* begin Stored data *

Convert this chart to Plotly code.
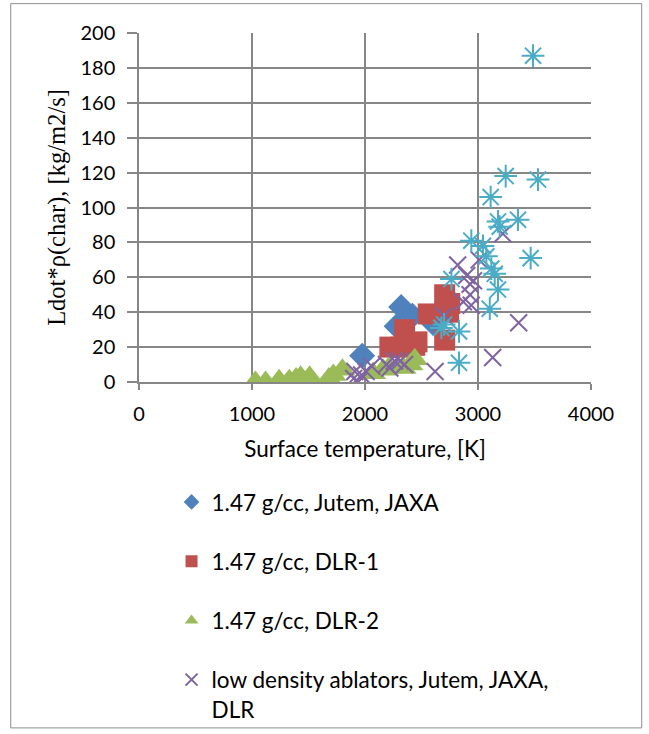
import plotly.graph_objects as go

# ---- data ----
jaxa_T = [1975, 2280, 2320, 2420, 2600]
jaxa_L = [15, 32, 43, 38, 34]

dlr1_T = [2220, 2320, 2350, 2440, 2460, 2560, 2705, 2750, 2740, 2705]
dlr1_L = [20, 20, 30, 21, 23, 39, 50, 45, 40, 24]

dlr2_T = [1030, 1120, 1240, 1330, 1390, 1430, 1510, 1680, 1720, 1800,
          2070, 2160, 2210, 2340, 2400, 2440]
dlr2_L = [0, 0, 1, 1, 2, 3, 3, 2, 4, 7, 5, 7, 8, 8, 10, 13]

low_T = [1900, 1940, 1910, 1970, 2010, 2060, 2190, 2220, 2260, 2310, 2350,
         2620, 2700, 2870, 2940, 2930, 2930, 2960, 2900, 2820, 3010, 3220,
         3360, 3130]
low_L = [2, 0, 6, 4, 6, 9, 10, 8, 12, 12, 10,
         6, 38, 46, 44, 50, 56, 58, 61, 67, 70, 85,
         34, 14]

other_T = [3487, 3245, 3531, 3112, 3177, 3192, 3354, 2941, 3044, 3074, 3466,
           3118, 3148, 3177, 3104, 2765, 2676, 2700, 2832, 2832]
other_L = [187, 118, 116, 106, 92, 89, 93, 81, 78, 72, 71,
           65, 62, 53, 42, 59, 31, 33, 29, 11]

x_ticks = [0, 1000, 2000, 3000, 4000]
y_ticks = [0, 20, 40, 60, 80, 100, 120, 140, 160, 180, 200]

FONT = "Lato"
GRID = "#878787"

fig = go.Figure()

fig.add_trace(go.Scatter(
    x=jaxa_T, y=jaxa_L, mode="markers", name="1.47 g/cc, Jutem, JAXA",
    legendgroup="a",
    marker=dict(symbol="diamond", size=20, color="#4F81BD")))
fig.add_trace(go.Scatter(
    x=dlr1_T, y=dlr1_L, mode="markers", name="1.47 g/cc, DLR-1",
    legendgroup="b",
    marker=dict(symbol="square", size=21, color="#C0504D")))
fig.add_trace(go.Scatter(
    x=dlr2_T, y=dlr2_L, mode="markers", name="1.47 g/cc, DLR-2",
    legendgroup="c",
    marker=dict(symbol="triangle-up", size=23, color="#9BBB59")))
fig.add_trace(go.Scatter(
    x=low_T, y=low_L, mode="markers",
    name="low density ablators, Jutem, JAXA,<br>DLR",
    legendgroup="d",
    marker=dict(symbol="x-thin", size=17, color="#8064A2",
                line=dict(color="#8064A2", width=2))))
fig.add_trace(go.Scatter(
    x=other_T, y=other_L, mode="markers", name="other",
    showlegend=False,
    marker=dict(symbol="asterisk", size=19, color="#4BACC6",
                line=dict(color="#4BACC6", width=2))))

# outer chart frame
fig.add_shape(type="rect", xref="paper", yref="paper",
              x0=-0.2838, x1=1.1122, y0=-0.9911, y1=1.0841,
              line=dict(color="#8c8c8c", width=1), fillcolor="rgba(0,0,0,0)",
              layer="below")

fig.update_layout(
    width=649, height=734,
    margin=dict(l=139.3, r=57.7, t=33.3, b=352.3, autoexpand=False),
    paper_bgcolor="white", plot_bgcolor="white",
    font=dict(family=FONT, size=22, color="#000000"),
    showlegend=True,
    legend=dict(
        x=0.072, y=-0.283, xanchor="left", yanchor="top",
        orientation="v", traceorder="grouped", tracegroupgap=27,
        valign="top", itemsizing="constant",
        font=dict(family=FONT, size=22.5, color="#000000"),
        bgcolor="rgba(0,0,0,0)"),
    xaxis=dict(
        range=[0, 4000], tickvals=x_ticks, ticktext=[str(v) for v in x_ticks],
        showgrid=True, gridcolor=GRID, gridwidth=1.5,
        showline=True, linecolor=GRID, linewidth=1.5,
        ticks="outside", ticklen=6, tickcolor=GRID, tickwidth=1.5,
        ticklabelstandoff=7,
        zeroline=False,
        title=dict(text="Surface temperature, [K]", standoff=17,
                   font=dict(family=FONT, size=22.5)),
        tickfont=dict(family=FONT, size=20)),
    yaxis=dict(
        range=[0, 200], tickvals=y_ticks, ticktext=[str(v) for v in y_ticks],
        showgrid=True, gridcolor=GRID, gridwidth=1.5,
        showline=True, linecolor=GRID, linewidth=1.5,
        ticks="outside", ticklen=10, tickcolor=GRID, tickwidth=1.5,
        ticklabelstandoff=8,
        zeroline=False,
        title=dict(text="Ldot*ρ(char), [kg/m2/s]", standoff=8,
                   font=dict(family="Liberation Serif", size=24.5)),
        tickfont=dict(family=FONT, size=20)),
)

fig.write_html("out.html", config={"displayModeBar": False},
               post_script="document.body.style.margin='0';")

* end Stored data *

Your objective: Repeat the lines exactly as they stand, from the opening line of the data through the line with "fig = go.Figure()". Pictures stay out of the copy.

Result below:
Convert this chart to Plotly code.
import plotly.graph_objects as go

# ---- data ----
jaxa_T = [1975, 2280, 2320, 2420, 2600]
jaxa_L = [15, 32, 43, 38, 34]

dlr1_T = [2220, 2320, 2350, 2440, 2460, 2560, 2705, 2750, 2740, 2705]
dlr1_L = [20, 20, 30, 21, 23, 39, 50, 45, 40, 24]

dlr2_T = [1030, 1120, 1240, 1330, 1390, 1430, 1510, 1680, 1720, 1800,
          2070, 2160, 2210, 2340, 2400, 2440]
dlr2_L = [0, 0, 1, 1, 2, 3, 3, 2, 4, 7, 5, 7, 8, 8, 10, 13]

low_T = [1900, 1940, 1910, 1970, 2010, 2060, 2190, 2220, 2260, 2310, 2350,
         2620, 2700, 2870, 2940, 2930, 2930, 2960, 2900, 2820, 3010, 3220,
         3360, 3130]
low_L = [2, 0, 6, 4, 6, 9, 10, 8, 12, 12, 10,
         6, 38, 46, 44, 50, 56, 58, 61, 67, 70, 85,
         34, 14]

other_T = [3487, 3245, 3531, 3112, 3177, 3192, 3354, 2941, 3044, 3074, 3466,
           3118, 3148, 3177, 3104, 2765, 2676, 2700, 2832, 2832]
other_L = [187, 118, 116, 106, 92, 89, 93, 81, 78, 72, 71,
           65, 62, 53, 42, 59, 31, 33, 29, 11]

x_ticks = [0, 1000, 2000, 3000, 4000]
y_ticks = [0, 20, 40, 60, 80, 100, 120, 140, 160, 180, 200]

FONT = "Lato"
GRID = "#878787"

fig = go.Figure()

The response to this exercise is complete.